Ollie Jones, 4, died in December after battling leukodystrophy, a rare genetic disease. The boy was buried at Maidstone Cemetery, which is where the boy’s father, Lloyd, would like to mark his grave with a specially designed “Spider-Man” headstone. Although, Maidstone Borough Council has halted the plans as they’ve said they need permission from Marvel, who currently owns the right to the comic book character, to approve it.
Lloyd would like to mark the stone with a “Spider-Man” design as the web-slinging superhero was a favorite of Ollie’s. “At the moment, I go to his grave and see flowers, it would be nice to have something that really reminds me of him,” said Lloyd.
Ollie’s funeral had a visit from Spider-Man and red and blue balloons adorning a horse-drawn carriage. “We can’t move on until we have his headstone done – Spider-Man was Ollie’s entire life. He loved it so much.” continued Lloyd.
Lloyd went on to share that Ollie’s coffin was covered in Spider-Man and the procession was led by someone dressed as Spider-Man and the themed headstone would really mean a lot to him and his family. “I didn’t expect it to be an issue – my funeral director, who’s also my friend, rang me and told me they can’t do it. I thought he was joking at first,” said Lloyd.
“We understand copyright but I don’t see why Marvel would have any issues with this.” Lloyd and his family reports reaching out to the company to get the permission needed. However, they haven’t had any success. “We’ve tried every email address and number we can find but so far we haven’t heard anything back from Marvel,” said Lloyd.
In response to the lack of success Lloyd and his family has had reaching out to Marvel for the proper permissions, a Maidstone Borough Council spokeswoman has said: “Maidstone Borough Council is trying to help a family who have asked whether they can place a Spider-Man headstone at the grave of their young son.
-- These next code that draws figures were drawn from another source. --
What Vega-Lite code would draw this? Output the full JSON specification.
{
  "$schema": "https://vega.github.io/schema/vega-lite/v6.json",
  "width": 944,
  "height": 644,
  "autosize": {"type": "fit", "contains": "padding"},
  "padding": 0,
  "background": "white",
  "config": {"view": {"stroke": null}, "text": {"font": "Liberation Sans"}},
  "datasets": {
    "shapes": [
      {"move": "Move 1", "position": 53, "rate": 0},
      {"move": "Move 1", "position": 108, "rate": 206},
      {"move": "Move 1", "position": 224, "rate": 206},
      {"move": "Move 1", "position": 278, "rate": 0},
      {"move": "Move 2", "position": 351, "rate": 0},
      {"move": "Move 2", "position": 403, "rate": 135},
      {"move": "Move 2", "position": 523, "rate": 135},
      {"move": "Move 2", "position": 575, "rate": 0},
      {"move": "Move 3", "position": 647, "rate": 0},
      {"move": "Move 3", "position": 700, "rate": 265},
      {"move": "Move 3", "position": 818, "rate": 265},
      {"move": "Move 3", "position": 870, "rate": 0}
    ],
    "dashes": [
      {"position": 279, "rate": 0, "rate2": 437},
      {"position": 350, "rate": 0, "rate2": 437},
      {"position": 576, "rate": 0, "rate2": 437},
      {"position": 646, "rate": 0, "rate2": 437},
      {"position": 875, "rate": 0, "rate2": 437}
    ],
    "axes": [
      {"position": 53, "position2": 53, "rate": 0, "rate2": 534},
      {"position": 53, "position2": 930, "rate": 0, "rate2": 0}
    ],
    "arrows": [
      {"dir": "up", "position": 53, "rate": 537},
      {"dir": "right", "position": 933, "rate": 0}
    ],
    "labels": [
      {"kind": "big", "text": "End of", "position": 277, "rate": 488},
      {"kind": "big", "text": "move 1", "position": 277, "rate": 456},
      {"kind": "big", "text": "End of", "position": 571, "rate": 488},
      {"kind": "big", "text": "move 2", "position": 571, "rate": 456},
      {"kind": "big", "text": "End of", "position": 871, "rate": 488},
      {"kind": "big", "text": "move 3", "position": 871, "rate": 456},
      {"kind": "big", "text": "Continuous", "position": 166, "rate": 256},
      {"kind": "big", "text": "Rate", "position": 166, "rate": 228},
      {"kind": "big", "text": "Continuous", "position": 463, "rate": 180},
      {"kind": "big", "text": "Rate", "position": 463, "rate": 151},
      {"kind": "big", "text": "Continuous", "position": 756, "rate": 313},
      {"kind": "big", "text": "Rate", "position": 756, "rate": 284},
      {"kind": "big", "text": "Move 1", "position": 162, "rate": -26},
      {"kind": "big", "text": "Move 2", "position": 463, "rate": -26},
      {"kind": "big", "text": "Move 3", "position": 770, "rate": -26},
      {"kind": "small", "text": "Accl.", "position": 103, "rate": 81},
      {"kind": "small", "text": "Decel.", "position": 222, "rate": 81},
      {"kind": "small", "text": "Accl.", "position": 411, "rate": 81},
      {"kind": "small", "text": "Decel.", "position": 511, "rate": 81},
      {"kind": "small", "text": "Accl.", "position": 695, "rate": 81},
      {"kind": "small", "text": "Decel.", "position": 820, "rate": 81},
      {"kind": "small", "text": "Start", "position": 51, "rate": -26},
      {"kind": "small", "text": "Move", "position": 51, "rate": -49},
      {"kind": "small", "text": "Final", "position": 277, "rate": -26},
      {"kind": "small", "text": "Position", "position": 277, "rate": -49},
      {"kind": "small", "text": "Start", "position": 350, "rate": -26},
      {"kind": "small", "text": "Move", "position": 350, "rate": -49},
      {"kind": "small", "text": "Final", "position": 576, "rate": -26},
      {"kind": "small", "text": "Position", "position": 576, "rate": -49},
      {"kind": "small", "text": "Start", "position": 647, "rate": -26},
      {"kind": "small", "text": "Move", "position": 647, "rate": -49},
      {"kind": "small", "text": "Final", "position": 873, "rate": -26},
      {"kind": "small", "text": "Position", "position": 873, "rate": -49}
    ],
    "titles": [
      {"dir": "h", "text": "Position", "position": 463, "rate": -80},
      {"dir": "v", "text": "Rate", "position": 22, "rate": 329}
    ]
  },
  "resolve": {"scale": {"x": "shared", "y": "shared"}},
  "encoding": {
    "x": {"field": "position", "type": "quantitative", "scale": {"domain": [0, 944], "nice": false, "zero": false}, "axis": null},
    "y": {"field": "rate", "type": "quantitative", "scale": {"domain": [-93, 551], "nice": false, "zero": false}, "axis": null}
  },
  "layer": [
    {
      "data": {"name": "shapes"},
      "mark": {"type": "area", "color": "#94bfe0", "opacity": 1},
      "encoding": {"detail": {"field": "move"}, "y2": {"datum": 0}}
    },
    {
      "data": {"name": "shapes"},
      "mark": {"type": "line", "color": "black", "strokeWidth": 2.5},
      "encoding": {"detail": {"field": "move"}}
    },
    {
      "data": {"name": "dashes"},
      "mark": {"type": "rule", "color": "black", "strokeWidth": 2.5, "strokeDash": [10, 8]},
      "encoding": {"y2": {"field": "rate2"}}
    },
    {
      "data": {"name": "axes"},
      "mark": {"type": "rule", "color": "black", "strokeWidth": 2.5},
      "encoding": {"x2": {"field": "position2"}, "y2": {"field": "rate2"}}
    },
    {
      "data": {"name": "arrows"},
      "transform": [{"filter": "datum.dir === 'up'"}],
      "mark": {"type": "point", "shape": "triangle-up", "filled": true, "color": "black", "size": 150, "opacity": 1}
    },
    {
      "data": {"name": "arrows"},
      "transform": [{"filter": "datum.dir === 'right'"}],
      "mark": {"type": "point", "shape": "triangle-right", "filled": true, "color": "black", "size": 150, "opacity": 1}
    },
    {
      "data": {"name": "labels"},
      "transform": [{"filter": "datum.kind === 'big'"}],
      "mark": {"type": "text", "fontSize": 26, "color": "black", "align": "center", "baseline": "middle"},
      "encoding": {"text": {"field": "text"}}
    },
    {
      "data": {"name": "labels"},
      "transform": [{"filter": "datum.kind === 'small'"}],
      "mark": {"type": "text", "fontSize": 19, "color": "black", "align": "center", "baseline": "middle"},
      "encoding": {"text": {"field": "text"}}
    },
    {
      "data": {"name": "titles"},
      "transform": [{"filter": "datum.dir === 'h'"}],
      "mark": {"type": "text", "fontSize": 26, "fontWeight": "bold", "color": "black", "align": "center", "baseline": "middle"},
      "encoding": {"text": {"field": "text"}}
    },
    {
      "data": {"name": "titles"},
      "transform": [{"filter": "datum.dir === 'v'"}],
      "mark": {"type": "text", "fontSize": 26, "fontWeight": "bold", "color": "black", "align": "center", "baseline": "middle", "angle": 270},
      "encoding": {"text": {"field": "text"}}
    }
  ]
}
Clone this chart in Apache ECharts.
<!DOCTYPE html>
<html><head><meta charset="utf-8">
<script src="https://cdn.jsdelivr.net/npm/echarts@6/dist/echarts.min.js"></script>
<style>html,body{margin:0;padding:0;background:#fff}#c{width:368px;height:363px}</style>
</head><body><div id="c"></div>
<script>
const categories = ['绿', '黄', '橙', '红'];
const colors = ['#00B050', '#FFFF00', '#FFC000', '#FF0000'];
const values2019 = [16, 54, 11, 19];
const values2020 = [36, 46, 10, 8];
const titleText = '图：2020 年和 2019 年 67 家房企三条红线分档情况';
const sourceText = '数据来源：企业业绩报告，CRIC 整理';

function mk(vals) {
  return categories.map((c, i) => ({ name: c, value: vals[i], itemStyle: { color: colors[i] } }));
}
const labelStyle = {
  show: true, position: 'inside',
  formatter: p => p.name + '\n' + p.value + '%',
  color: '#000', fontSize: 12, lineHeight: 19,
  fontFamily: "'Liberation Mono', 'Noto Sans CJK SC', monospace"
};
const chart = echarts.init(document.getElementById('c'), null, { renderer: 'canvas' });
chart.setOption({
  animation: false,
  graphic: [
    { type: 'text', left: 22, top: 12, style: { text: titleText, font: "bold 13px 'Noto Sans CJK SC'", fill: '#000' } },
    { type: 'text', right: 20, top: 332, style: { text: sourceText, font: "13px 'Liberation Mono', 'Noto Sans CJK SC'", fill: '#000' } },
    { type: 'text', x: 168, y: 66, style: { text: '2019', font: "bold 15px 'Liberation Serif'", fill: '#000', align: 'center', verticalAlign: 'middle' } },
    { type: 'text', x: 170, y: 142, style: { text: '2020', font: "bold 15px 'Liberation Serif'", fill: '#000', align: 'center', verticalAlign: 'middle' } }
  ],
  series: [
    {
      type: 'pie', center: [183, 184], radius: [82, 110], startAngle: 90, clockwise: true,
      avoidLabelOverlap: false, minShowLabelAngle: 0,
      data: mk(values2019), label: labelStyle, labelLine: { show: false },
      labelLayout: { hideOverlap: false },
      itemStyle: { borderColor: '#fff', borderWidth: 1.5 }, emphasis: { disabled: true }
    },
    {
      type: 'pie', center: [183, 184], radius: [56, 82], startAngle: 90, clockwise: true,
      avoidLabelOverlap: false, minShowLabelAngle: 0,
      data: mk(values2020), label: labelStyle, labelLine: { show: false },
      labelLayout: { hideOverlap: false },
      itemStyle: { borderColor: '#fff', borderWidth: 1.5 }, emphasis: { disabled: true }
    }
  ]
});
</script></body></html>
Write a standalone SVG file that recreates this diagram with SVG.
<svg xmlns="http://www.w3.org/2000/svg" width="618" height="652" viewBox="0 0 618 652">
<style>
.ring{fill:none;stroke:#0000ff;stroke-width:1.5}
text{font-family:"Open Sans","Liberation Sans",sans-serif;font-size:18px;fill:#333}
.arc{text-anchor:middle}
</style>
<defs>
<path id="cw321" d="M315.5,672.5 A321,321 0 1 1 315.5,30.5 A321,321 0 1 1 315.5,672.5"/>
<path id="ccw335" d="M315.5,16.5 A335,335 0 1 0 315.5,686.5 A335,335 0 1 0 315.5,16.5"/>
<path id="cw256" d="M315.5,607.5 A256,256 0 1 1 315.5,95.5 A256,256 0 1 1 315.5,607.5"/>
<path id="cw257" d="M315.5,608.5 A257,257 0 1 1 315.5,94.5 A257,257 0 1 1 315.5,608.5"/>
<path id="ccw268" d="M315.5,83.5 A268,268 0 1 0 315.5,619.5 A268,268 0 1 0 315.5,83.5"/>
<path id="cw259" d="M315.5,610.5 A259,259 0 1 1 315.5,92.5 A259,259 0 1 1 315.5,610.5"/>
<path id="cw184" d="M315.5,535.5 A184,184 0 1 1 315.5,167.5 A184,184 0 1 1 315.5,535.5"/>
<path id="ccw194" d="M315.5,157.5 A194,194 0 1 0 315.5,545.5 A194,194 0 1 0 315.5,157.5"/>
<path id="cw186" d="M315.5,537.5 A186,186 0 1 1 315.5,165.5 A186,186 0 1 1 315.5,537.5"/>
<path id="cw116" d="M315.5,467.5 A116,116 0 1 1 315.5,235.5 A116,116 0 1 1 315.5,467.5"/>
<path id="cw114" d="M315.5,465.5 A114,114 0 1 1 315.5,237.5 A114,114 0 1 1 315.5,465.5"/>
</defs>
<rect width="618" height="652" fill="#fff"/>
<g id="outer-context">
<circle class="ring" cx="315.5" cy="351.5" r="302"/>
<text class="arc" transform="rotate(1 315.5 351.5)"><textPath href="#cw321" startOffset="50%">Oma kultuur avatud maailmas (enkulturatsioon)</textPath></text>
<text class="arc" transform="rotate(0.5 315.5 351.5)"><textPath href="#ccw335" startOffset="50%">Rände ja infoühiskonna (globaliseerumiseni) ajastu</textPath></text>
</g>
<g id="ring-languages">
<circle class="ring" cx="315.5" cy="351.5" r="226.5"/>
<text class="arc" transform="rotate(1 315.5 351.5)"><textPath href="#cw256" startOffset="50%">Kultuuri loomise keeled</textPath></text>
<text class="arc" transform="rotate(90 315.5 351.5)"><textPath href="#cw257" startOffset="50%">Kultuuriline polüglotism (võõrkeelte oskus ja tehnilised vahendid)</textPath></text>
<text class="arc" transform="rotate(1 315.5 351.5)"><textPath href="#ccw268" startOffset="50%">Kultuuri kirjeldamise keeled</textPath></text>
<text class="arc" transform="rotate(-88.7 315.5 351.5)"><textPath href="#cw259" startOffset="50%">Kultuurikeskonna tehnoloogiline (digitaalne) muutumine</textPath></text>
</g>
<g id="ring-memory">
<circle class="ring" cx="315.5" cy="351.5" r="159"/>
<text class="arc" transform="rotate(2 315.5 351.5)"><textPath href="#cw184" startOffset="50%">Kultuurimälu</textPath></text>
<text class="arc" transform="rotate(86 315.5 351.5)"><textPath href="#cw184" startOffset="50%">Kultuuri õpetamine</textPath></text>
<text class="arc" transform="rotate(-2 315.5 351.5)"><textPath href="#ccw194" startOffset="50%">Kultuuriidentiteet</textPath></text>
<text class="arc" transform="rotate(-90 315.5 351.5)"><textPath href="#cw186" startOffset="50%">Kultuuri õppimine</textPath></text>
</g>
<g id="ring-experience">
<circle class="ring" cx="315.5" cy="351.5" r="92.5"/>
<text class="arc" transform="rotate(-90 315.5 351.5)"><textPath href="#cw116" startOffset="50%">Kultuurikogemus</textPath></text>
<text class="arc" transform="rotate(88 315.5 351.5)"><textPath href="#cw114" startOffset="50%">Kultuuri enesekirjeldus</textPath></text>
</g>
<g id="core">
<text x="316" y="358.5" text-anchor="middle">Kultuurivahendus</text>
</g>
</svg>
Sadly, these types of stones have to adhere to copyright and while we understand this is a very emotional time for the family we have made contact with Marvel to ensure the family are complying with their terms and conditions. The MBC Bereavement Services team will do everything they can to help the family throughout this process.”
Leukodystrophy, which is genetic, effects one in 7,000 people. “It’s a fatal condition. It affects them from the age of about two and then most people with it live to around 20,” said Lloyd to Daily Record. He continued: “It’s not painful, but it disrupts their muscles. You try and put a shirt or their trousers on and there muscles can tense up. In the end, Ollie could only move his hands to play with his toys.”